A strange phenomenon occurred in the early days of Jeremy Corbyn’s leadership which has never been spoken about.
Virtually overnight a dramatic shift took place in the narrative of the mainstream press, which in 2015 went from portraying frontbench Labour MPs as a bunch of mediocre losers who had handed David Cameron’s unpopular Conservatives a majority to lauding them as political masterminds.
As soon as Jeremy Corbyn won the leadership contest Labour MPs who the press had in the months prior described as complete no-hopers were suddenly strategic brains he couldn’t possibly do without.

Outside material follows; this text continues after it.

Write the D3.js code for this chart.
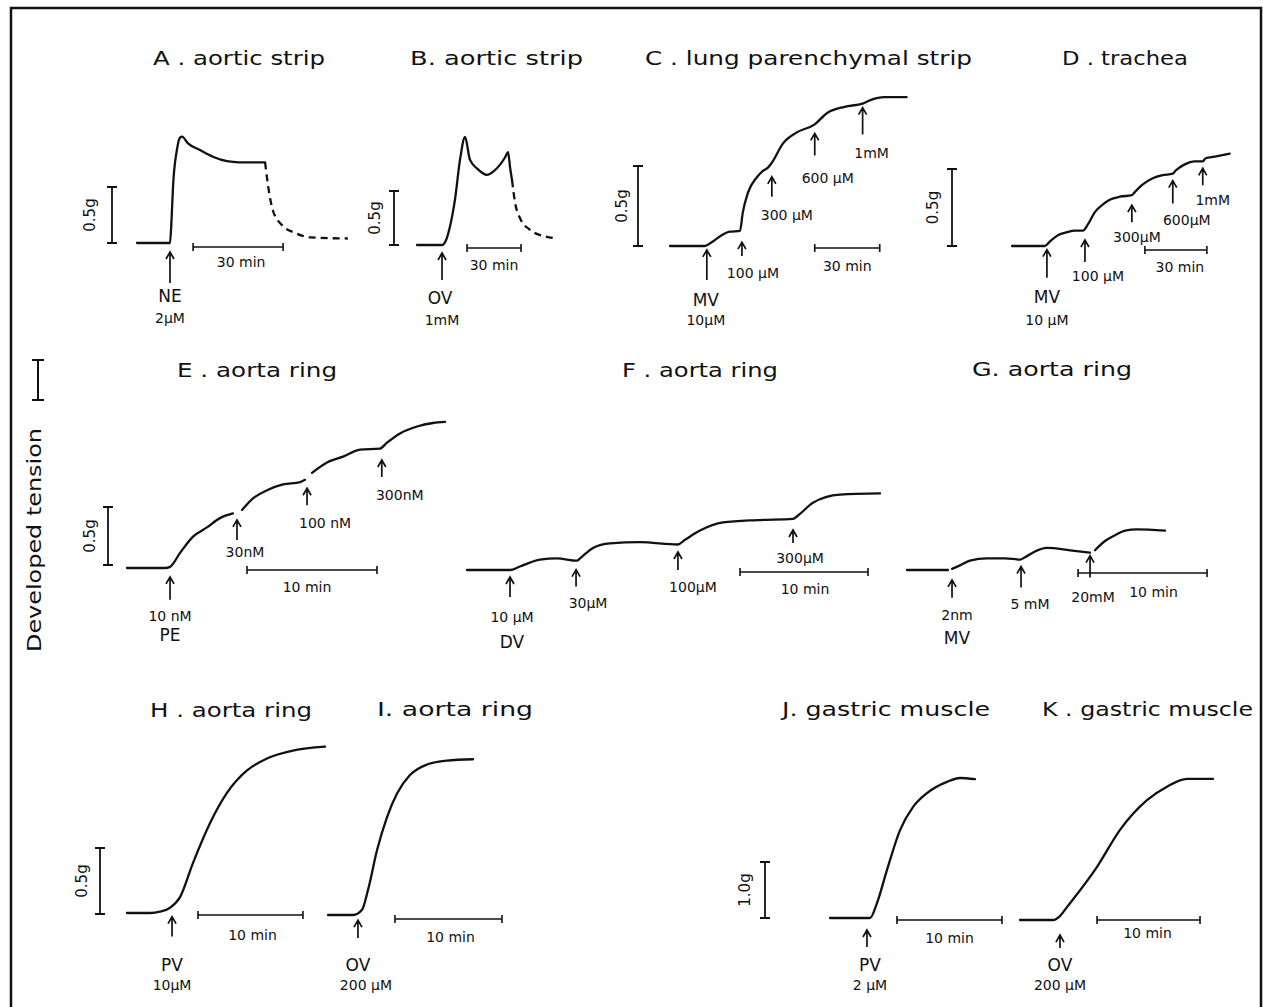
<!DOCTYPE html>
<html>
<head>
<meta charset="utf-8">
<title>Developed tension traces</title>
<script src="https://cdn.jsdelivr.net/npm/d3@7"></script>
<style>
  body { margin: 0; background: #fff; }
  svg text { font-family: "DejaVu Sans", sans-serif; fill: #111; }
</style>
</head>
<body>
<script>
// traces: [minutes from trace start, grams above baseline]
var traceA = [[0,0],[11,0],[11.5,0.2],[12,0.5],[13.3,0.83],[14.3,0.94],[15,0.95],[17,0.89],[21,0.83],[25.3,0.77],[30,0.73],[34,0.72],[42.7,0.72]];
var traceADash = [[42.7,0.72],[43.7,0.51],[45.3,0.29],[48.3,0.16],[52.7,0.09],[57.7,0.05],[70.3,0.04]];
var traceB = [[0,0],[13.9,0],[16,0.04],[18.3,0.17],[21.1,0.42],[23.9,0.79],[26.7,1.0],[29.4,0.79],[33.3,0.71],[38.9,0.65],[44.4,0.71],[48.9,0.81],[50.6,0.86],[51.7,0.72],[52.8,0.6]];
var traceBDash = [[52.8,0.6],[54.4,0.4],[57.2,0.25],[62.8,0.14],[71.1,0.08],[77.8,0.06]];
var traceC = [[0,0],[16.1,0],[19.4,0.025],[23,0.06],[27.6,0.09],[32.3,0.094],[33.6,0.21],[35.9,0.33],[40.1,0.43],[42.9,0.47],[45.2,0.49],[47,0.52],[52.1,0.64],[58.5,0.71],[66.8,0.76],[72.4,0.83],[80.6,0.87],[88.9,0.89],[92.2,0.91],[99.1,0.93],[109.2,0.93]];
var traceD = [[0,0],[15.9,0],[18.4,0.03],[22.2,0.07],[26.6,0.09],[30.4,0.1],[34.3,0.1],[36.7,0.14],[40.1,0.22],[44,0.27],[47.3,0.3],[52.2,0.32],[58,0.33],[59.4,0.35],[63.3,0.4],[68.1,0.44],[72.9,0.46],[77.8,0.47],[79.2,0.49],[83.6,0.53],[88.4,0.55],[92.3,0.55],[93.7,0.57],[98.1,0.58],[105.3,0.6]];
var traceE1 = [[0,0],[2.92,0],[3.31,0.01],[4.08,0.13],[5.08,0.27],[6.15,0.35],[7.15,0.43],[8.15,0.47]];
var traceE2 = [[8.85,0.5],[9.69,0.6],[10.77,0.67],[12,0.72],[13.31,0.74],[13.69,0.76]];
var traceE3 = [[14.23,0.82],[15.38,0.91],[16.62,0.96],[17.92,1.02],[19.46,1.03],[20,1.08],[21,1.16],[22.31,1.22],[23.54,1.25],[24.46,1.26]];
var traceF = [[0,0],[3.36,0],[4.14,0.03],[5.7,0.09],[7.03,0.1],[8.59,0.08],[8.83,0.1],[9.84,0.19],[11.17,0.23],[13.52,0.24],[16.48,0.22],[17.03,0.26],[18.2,0.34],[20,0.41],[22.66,0.43],[25.47,0.44],[25.86,0.47],[27.03,0.58],[29.14,0.65],[32.27,0.66]];
var traceG1 = [[0,0],[3.18,0]];
var traceG2 = [[3.49,0.01],[4.11,0.04],[4.88,0.08],[6.2,0.1],[7.6,0.1],[8.76,0.09],[9.15,0.11],[9.92,0.16],[10.85,0.19],[12.64,0.17],[14.19,0.15]];
var traceG3 = [[14.57,0.17],[15.35,0.25],[16.12,0.3],[16.9,0.34],[17.83,0.35],[20,0.34]];
var traceH = [[0,0],[2.2,0],[3.14,0.01],[4.1,0.04],[5.05,0.12],[6.29,0.38],[7.9,0.68],[9.52,0.91],[11.43,1.08],[13.33,1.17],[15.81,1.23],[18.86,1.26]];
var traceI = [[0,0],[2.34,0],[3.18,0.04],[3.74,0.19],[4.58,0.49],[5.51,0.74],[6.45,0.92],[7.66,1.06],[9.25,1.14],[11.12,1.17],[13.55,1.18]];
var traceJ = [[0,0],[3.81,0],[4.48,0.27],[5.43,0.86],[6.67,1.57],[7.9,1.98],[9.24,2.23],[11.14,2.43],[12.38,2.5],[13.81,2.48]];
var traceK = [[0,0],[3.2,0],[3.88,0.07],[4.56,0.23],[7.48,0.95],[9.71,1.61],[12.33,2.14],[14.27,2.38],[16.21,2.52],[18.74,2.52]];

// drug additions: time (min) and label lines
var dosesA = [{t: 11, text: ["NE", "2µM"]}];
var dosesB = [{t: 13.9, text: ["OV", "1mM"]}];
var dosesC = [{t: 17, text: ["MV", "10µM"]}, {t: 33.2, text: ["100 µM"]}, {t: 47, text: ["300 µM"]}, {t: 66.8, text: ["600 µM"]}, {t: 88.9, text: ["1mM"]}];
var dosesD = [{t: 16.9, text: ["MV", "10 µM"]}, {t: 35.3, text: ["100 µM"]}, {t: 58, text: ["300µM"]}, {t: 77.8, text: ["600µM"]}, {t: 92.3, text: ["1mM"]}];
var dosesE = [{t: 3.31, text: ["10 nM", "PE"]}, {t: 8.46, text: ["30nM"]}, {t: 13.85, text: ["100 nM"]}, {t: 19.6, text: ["300nM"]}];
var dosesF = [{t: 3.36, text: ["10 µM", "DV"]}, {t: 8.52, text: ["30µM"]}, {t: 16.48, text: ["100µM"]}, {t: 25.47, text: ["300µM"]}];
var dosesG = [{t: 3.49, text: ["2nm", "MV"]}, {t: 8.84, text: ["5 mM"]}, {t: 14.19, text: ["20mM"]}];
var dosesH = [{t: 4.29, text: ["PV", "10µM"]}];
var dosesI = [{t: 2.8, text: ["OV", "200 µM"]}];
var dosesJ = [{t: 3.52, text: ["PV", "2 µM"]}];
var dosesK = [{t: 3.88, text: ["OV", "200 µM"]}];

// calibration: minutes of each time bar, grams of each tension bar
var timeBarMin = {A: 30, B: 30, C: 30, D: 30, E: 10, F: 10, G: 10, H: 10, I: 10, J: 10, K: 10};
var tensionG = {A: 0.5, B: 0.5, C: 0.5, D: 0.5, E: 0.5, F: 0.5, G: 0.5, H: 0.5, I: 0.5, J: 1.0, K: 1.0};

var titles = {
  A: "A . aortic strip", B: "B. aortic strip", C: "C . lung parenchymal strip", D: "D . trachea",
  E: "E . aorta ring", F: "F . aorta ring", G: "G. aorta ring",
  H: "H . aorta ring", I: "I. aorta ring", J: "J. gastric muscle", K: "K . gastric muscle"
};

// page layout of each panel
var panels = [
  {id: "A", x0: 137, y0: 243, mPx: 90, gPx: 56, title: [153, 65, 172], traces: [traceA], dashed: [traceADash], doses: dosesA,
   arrows: [[9, 31, [[0, 13], [0, 35]]]], tbar: [18.7, 4, 3, 15], gbar: [112, 0, 90]},
  {id: "B", x0: 417, y0: 245, mPx: 54, gPx: 54, title: [410, 65, 173], traces: [traceB], dashed: [traceBDash], doses: dosesB,
   arrows: [[8, 27, [[-2, 18], [0, 40]]]], tbar: [27.8, 3, 0, 17], gbar: [394, 0, 375]},
  {id: "C", x0: 670, y0: 246, mPx: 65, gPx: 80, title: [645, 65, 327], traces: [traceC], dashed: [], doses: dosesC,
   arrows: [[5, 30, [[-1, 20], [-1, 40]]], [24, 14, [[11, 17]]], [14, 20, [[15, 18]]], [9, 22, [[13, 23]]], [4, 27, [[9, 18]]]],
   tbar: [66.8, 2, 0, 18], gbar: [638, 0, 622]},
  {id: "D", x0: 1012, y0: 246, mPx: 62, gPx: 77, title: [1062, 65, 126], traces: [traceD], dashed: [], doses: dosesD,
   arrows: [[5.5, 28, [[0, 19], [0, 42]]], [12, 22, [[13, 14]]], [10, 17, [[5, 15]]], [7, 23, [[14, 16]]], [7, 17, [[10, 15]]]],
   tbar: [64.3, 4, 4, 17], gbar: [952, 0, 933]},
  {id: "E", x0: 127, y0: 568, mPx: 130, gPx: 58, title: [177, 377, 160], traces: [traceE1, traceE2, traceE3], dashed: [], doses: dosesE,
   arrows: [[10, 23, [[0, 16], [0, 35]]], [8, 20, [[8, 12]]], [10.5, 17, [[18, 18]]], [13, 17, [[18, 18]]]],
   tbar: [9.23, 2, -5, 17], gbar: [108, -3, 90]},
  {id: "F", x0: 467, y0: 570, mPx: 128, gPx: 58, title: [622, 377, 156], traces: [traceF], dashed: [], doses: dosesF,
   arrows: [[7, 20, [[2, 20], [2, 45]]], [9, 17, [[12, 16]]], [7.5, 18, [[15, 17]]], [11, 13, [[7, 15]]]],
   tbar: [21.33, 2, 1, 17]},
  {id: "G", x0: 907, y0: 570, mPx: 129, gPx: 58, title: [972, 376, 160], traces: [traceG1, traceG2, traceG3], dashed: [], doses: dosesG,
   arrows: [[11, 18, [[5, 17], [5, 40]]], [7.5, 21, [[9, 16]]], [3, 22, [[3, 19]]]],
   tbar: [13.26, 3, 11, 19]},
  {id: "H", x0: 127, y0: 913, mPx: 105, gPx: 66, title: [150, 717, 162], traces: [traceH], dashed: [], doses: dosesH,
   arrows: [[11, 20, [[0, 28], [0, 48]]]], tbar: [6.76, 2, 2, 20], gbar: [100, 1, 82]},
  {id: "I", x0: 328, y0: 915, mPx: 107, gPx: 66, title: [377, 716, 156], traces: [traceI], dashed: [], doses: dosesI,
   arrows: [[8, 18, [[0, 27], [8, 47]]]], tbar: [6.26, 4, 2, 18]},
  {id: "J", x0: 830, y0: 918, mPx: 105, gPx: 56, title: [782, 716, 208], traces: [traceJ], dashed: [], doses: dosesJ,
   arrows: [[12, 17, [[3, 18], [3, 38]]]], tbar: [6.38, 2, 0, 18], gbar: [765, 0, 745]},
  {id: "K", x0: 1020, y0: 920, mPx: 103, gPx: 56, title: [1042, 716, 211], traces: [traceK], dashed: [], doses: dosesK,
   arrows: [[19, 13, [[0, 17], [0, 37]]]], tbar: [7.48, 0, -1, 13]}
];

var W = 1263, H = 1007;
var svg = d3.select("body").append("svg")
    .attr("width", W)
    .attr("height", H);

svg.append("rect").attr("width", W).attr("height", H).attr("fill", "#fff");

// frame round the figure
svg.append("path")
    .attr("d", "M11,1010V8H1261V1010")
    .attr("fill", "none")
    .attr("stroke", "#111")
    .attr("stroke-width", 2.5);

// shared y label with its calibration bar
svg.append("text")
    .attr("transform", "translate(34,540) rotate(-90)")
    .attr("text-anchor", "middle")
    .attr("dominant-baseline", "central")
    .attr("textLength", 224)
    .attr("lengthAdjust", "spacingAndGlyphs")
    .style("font-size", "20px")
    .text("Developed tension");
svg.append("path")
    .attr("d", "M38,360V400M32,360H44M32,400H44")
    .attr("fill", "none")
    .attr("stroke", "#111")
    .attr("stroke-width", 2);

// tension at time t
function levelAt(traces, t) {
  var all = [];
  traces.forEach(function(tr) { all = all.concat(tr); });
  all.sort(function(a, b) { return a[0] - b[0]; });
  if (t <= all[0][0]) return all[0][1];
  for (var i = 1; i < all.length; i++) {
    if (t <= all[i][0]) {
      var a = all[i - 1], b = all[i];
      var f = (b[0] - a[0]) === 0 ? 0 : (t - a[0]) / (b[0] - a[0]);
      return a[1] + f * (b[1] - a[1]);
    }
  }
  return all[all.length - 1][1];
}

function drawPanel(p) {
  var minRef = timeBarMin[p.id];
  var gRef = tensionG[p.id];

  var x = d3.scaleLinear().domain([0, minRef]).range([p.x0, p.x0 + p.mPx]);
  var y = d3.scaleLinear().domain([0, gRef]).range([p.y0, p.y0 - p.gPx]);

  var line = d3.line()
      .x(function(d) { return x(d[0]); })
      .y(function(d) { return y(d[1]); })
      .curve(d3.curveMonotoneX);

  var g = svg.append("g").attr("class", "panel-" + p.id);

  // title
  g.append("text")
      .attr("x", p.title[0])
      .attr("y", p.title[1])
      .attr("textLength", p.title[2])
      .attr("lengthAdjust", "spacingAndGlyphs")
      .style("font-size", "20px")
      .text(titles[p.id]);

  // recordings
  g.selectAll("path.trace")
      .data(p.traces)
      .enter()
      .append("path")
      .attr("class", "trace")
      .attr("d", line)
      .attr("fill", "none")
      .attr("stroke", "#111")
      .attr("stroke-width", 2.3)
      .attr("stroke-linecap", "round")
      .attr("stroke-linejoin", "round");

  g.selectAll("path.washout")
      .data(p.dashed)
      .enter()
      .append("path")
      .attr("class", "washout")
      .attr("d", line)
      .attr("fill", "none")
      .attr("stroke", "#111")
      .attr("stroke-width", 2.3)
      .attr("stroke-dasharray", "7,5");

  // drug arrows and their labels
  var traces = p.traces.concat(p.dashed);
  p.doses.forEach(function(d, i) {
    var lay = p.arrows[i];
    var ax = x(d.t);
    var tip = y(levelAt(traces, d.t)) + lay[0];
    var tail = tip + lay[1];
    g.append("path")
        .attr("d", "M" + ax + "," + tail + "V" + tip +
                   "M" + (ax - 4) + "," + (tip + 7) + "L" + ax + "," + tip + "L" + (ax + 4) + "," + (tip + 7))
        .attr("fill", "none")
        .attr("stroke", "#111")
        .attr("stroke-width", 1.7);
    d.text.forEach(function(s, k) {
      var big = /^[A-Z]{2}$/.test(s);
      g.append("text")
          .attr("x", ax + lay[2][k][0])
          .attr("y", tail + lay[2][k][1])
          .attr("text-anchor", "middle")
          .attr("dominant-baseline", "central")
          .style("font-size", big ? "17px" : "14px")
          .text(s);
    });
  });

  // time calibration bar
  var tb = p.tbar;
  var xs = x(tb[0]), xe = x(tb[0] + minRef), yb = p.y0 + tb[1];
  g.append("path")
      .attr("d", "M" + xs + "," + yb + "H" + xe +
                 "M" + xs + "," + (yb - 4) + "V" + (yb + 4) +
                 "M" + xe + "," + (yb - 4) + "V" + (yb + 4))
      .attr("fill", "none")
      .attr("stroke", "#111")
      .attr("stroke-width", 1.6);
  g.append("text")
      .attr("x", (xs + xe) / 2 + tb[2])
      .attr("y", yb + tb[3])
      .attr("text-anchor", "middle")
      .attr("dominant-baseline", "central")
      .style("font-size", "14px")
      .text(minRef + " min");

  // tension calibration bar
  if (p.gbar) {
    var bx = p.gbar[0], y1 = y(0) + p.gbar[1], y2 = y(gRef) + p.gbar[1];
    g.append("path")
        .attr("d", "M" + bx + "," + y1 + "V" + y2 +
                   "M" + (bx - 5) + "," + y1 + "H" + (bx + 5) +
                   "M" + (bx - 5) + "," + y2 + "H" + (bx + 5))
        .attr("fill", "none")
        .attr("stroke", "#111")
        .attr("stroke-width", 1.8);
    g.append("text")
        .attr("transform", "translate(" + p.gbar[2] + "," + ((y1 + y2) / 2) + ") rotate(-90)")
        .attr("text-anchor", "middle")
        .attr("dominant-baseline", "central")
        .style("font-size", "15px")
        .text(d3.format(".1f")(gRef) + "g");
  }
}

panels.forEach(drawPanel);
</script>
</body>
</html>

One MP benefited from this sudden tonal reorientation more than any other. Step forward Michael Dugher.
Fresh from serving in Ed Miliband’s shadow cabinet, which lost an election despite being huge favourites, Dugher’s political nous soon saw him in the driving seat of Andy Burnham’s leadership campaign, which also started out that contest as favourites only to get whopped by a 200-1 outsider.
In normal times the pace with which Dugher chalked up losses might have seen him labelled a failure, or mocked and denigrated by a ruthless press. But these were no normal times. A socialist was now leading the Labour party, and in true Manichean spirit any enemy of socialism was a friend to the right-wing tabloids.
Out of this new relationship between Dugher and the press lobby blossomed deferential coverage alongside running criticisms of shadow cabinet meetings. Eventually Corbyn decided the constant undermining wasn’t to the party’s benefit, so Dugher was sacked.
This sequence of events birthed the most iconic off-the-record briefing of the Corbyn era. “You start a war with Dugher,” tweeted then Sun political editor Harry Cole, with a picture of a text direct from a Labour source, “and there’s only going to be one winner, and that’s Michael… Corbyn has made a huge error today.”
If Dugher was convinced of his own invincibility then, it should come as no surprise. For the first time in his political career he appeared immune from press criticism: the thorn in the side of the Corbyn leadership, the “straight talking” bloke who was going to bring the whole thing down.
There was no way the press could now ridicule Dugher without tacitly implying Corbyn was sensible to sack him. It was Dugher vs Corbyn, a two-horse race, and the media were stuck with the donkey.
Unfortunately, as Arsene Wenger once said, “when you give success to stupid people, it makes them more stupid.” Dugher responded to his newfound political impregnability by becoming the party’s brave dissident voice on Twitter. “Stop criticising Corbyn’s slow response,” he would say, “it takes time for Seamas [sic] to draft a statement by the Kremlin, Stop the War and the Morning Star.” It was political comedy club and the media were the only audience.
In early 2017 Michael Dugher’s sarcastic wit reached its high point. Labour’s poor poll numbers were a “remarkable achievement,” he told the New Statesman. “We’ve gone backwards among every demographic, every region of the country… Hats off to Jeremy and Seumas, Diane and John. That’s pretty special.”
In another example of his renowned political acumen, Dugher then became one of the high-profile MPs to step down before the 2017 general election, with an implied prediction of a bloodbath awaiting the party. Labour, he said, was no longer “in touch with working class people” – each of whom had been reading his tweets and finding themselves in agreement.
Unfortunately, without Dugher’s regular interventions to guide them, they lost their way and ended up voting for Corbyn and Labour just two months later. No longer able to serve the people of Barnsley by relaying sarky observations to right-wing newspapers, Dugher instead devoted himself to criticising my campaign against Fixed Odds Betting Terminals.
Dubbing a reformed gambling addict “Roulette Boy” was the last punchline of Michael Dugher’s one man show. But instead of the warm embrace of Britain’s commentariat, the crowd turned. “Is that appropriate, Michael?” they asked. “Fuck off!” came the characteristic response from the no-nonsense straight-talker. And just to emphasise the point, he said it again and again and again. The joke hadn’t landed. The audience filtered out. The show was over.
But I will miss Dugher. Not the slurs predicated on my struggle with addiction. Nor the tedious attacks on Corbyn. But the comedy value in the character he portrayed, even going as far as posing for a photo while hanging out the window of a car like Harry Redknapp on transfer deadline day.